Awesome teamwork. Thank you for that.

jepetko commented 4 years ago

Hi @tristanls , the PR has been already merged; for when do you plan to release it? As temporary solution I'm using a manipulated copy of this repo (in production) and would like to switch to the npm package. Thank's a lot. Let me know if I could contribute.

tristanls commented 4 years ago

Thank you for your patience @jepetko . I integrated and published 0.7.1.

Please note that I modified the interface from an array to an object. I opted for explicit parameter naming in the style of DynamoDB.DocumentClient.
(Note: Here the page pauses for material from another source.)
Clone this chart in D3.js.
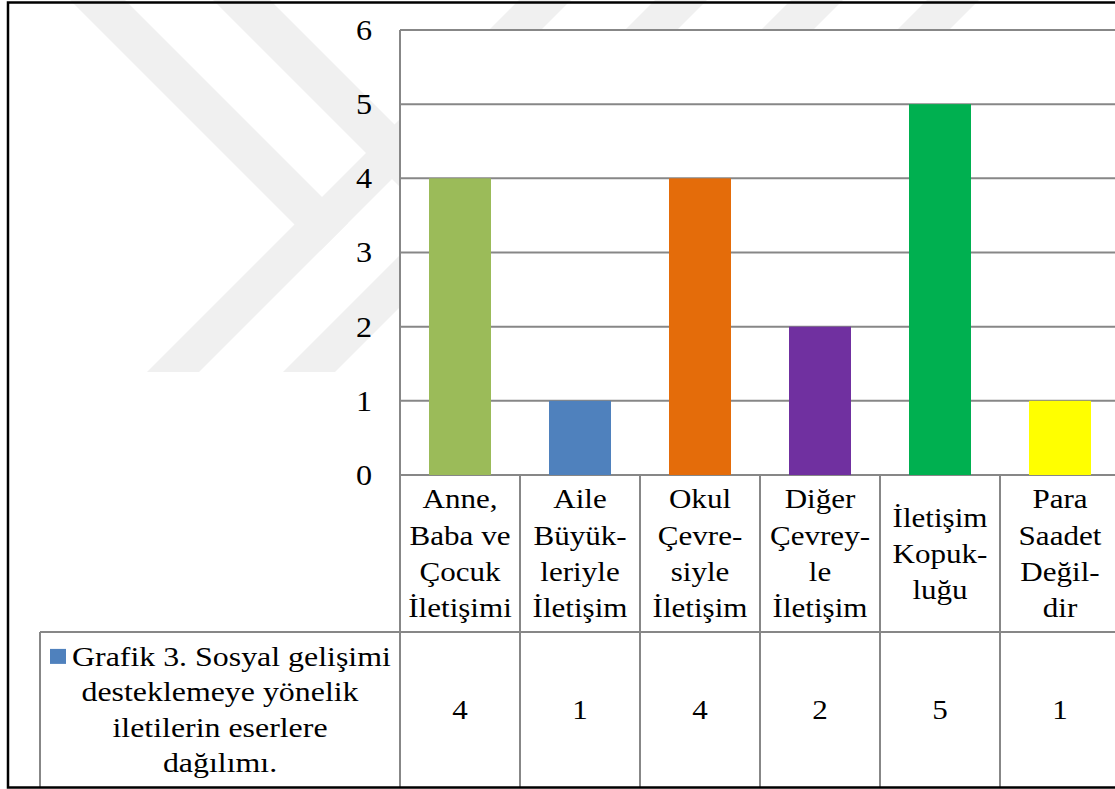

It's an arbitrary change but wanted to call it out. Additionally, I use "sort key" instead of "range key" in line with what I think is the latest DynamoDB vocabulary.

I also used a test framework I'm comfortable with, so the quality of tests now in the module may not be what you expect since I made them mostly unit tests instead of relying on an in memory db.

jepetko commented 4 years ago

Hi @tristanls ,

thank you for this release!

I already migrated our stuff to the released npm package. I'm totally fine with switching from mocha to jest. I'm also fine with providing an object (range key, sort key) as configuration for the lock. It's actually much better than an array.

The reason why I was using a real database is the higher confidence when writing DynamoDB statements. I already experienced bugs related to bad statements even with passing tests because mocking/stubbing/spying was used instead of the memory DB.

simlu commented 4 years ago

@tristanls I'd much prefer mocha as we could use node-tdd and we could easily use recordings and hence visualize the requests that are actually being made. Would be best combined with an in memory dynamodb instance for "integration" style tests. Any particular reason you prefer yest?

tristanls commented 4 years ago

I created #27 and #28 to track the need to reintroduce in memory db and to make recording availble.

@jepetko are you experiencing bugs with v0.7.1 presently? or were you relaying your experience regarding why you prefer in-memory db?

jepetko commented 4 years ago

Hi @tristanls, so far no suspicious behavior.